1) abrogare la distinzione fra partecipazioni qualificate e non qualificate che probabilmente produrrà, dopo l'unificazione delle aliquote, più incertezze operative che gettito (in alcuni casi le qualificate sarebbero tassate meno delle non qualificate);

2) abrogare la distinzione fra obbligazioni e titoli similari e titoli atipici (il decreto risolve il caso dei prestiti strutturati delle banche, ma non si comprende ormai più il senso della distinzione in generale);

3) eliminare l'indeducibilità degli interessi passivi su obbligazioni di emittenti privati diversi dai cosiddetti "grandi emittenti" eccedenti "tasso soglia" previsto dall'articolo 26, comma 1 del Dpr 600/1973.

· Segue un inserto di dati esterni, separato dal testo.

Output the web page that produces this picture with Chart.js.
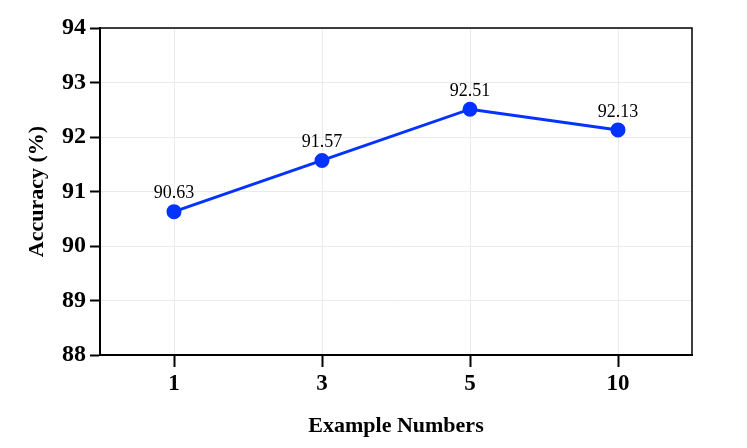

4) rinunciare all'aliquota differenziata per i titoli di Stato italiani ed equiparati, anche perché fra gli equiparati vi sono gli enti pubblici territoriali italiani discriminando gli omologhi enti esteri. La Commissione europea, per un caso simile, ha già puntato l'indice sulla legislazione della Bulgaria (IP/09/289);

5) introdurre, invece, come suggerito recentemente dal l'Abi, una tassazione di favore per gli investimenti a lungo termine (per esempio, cinque anni).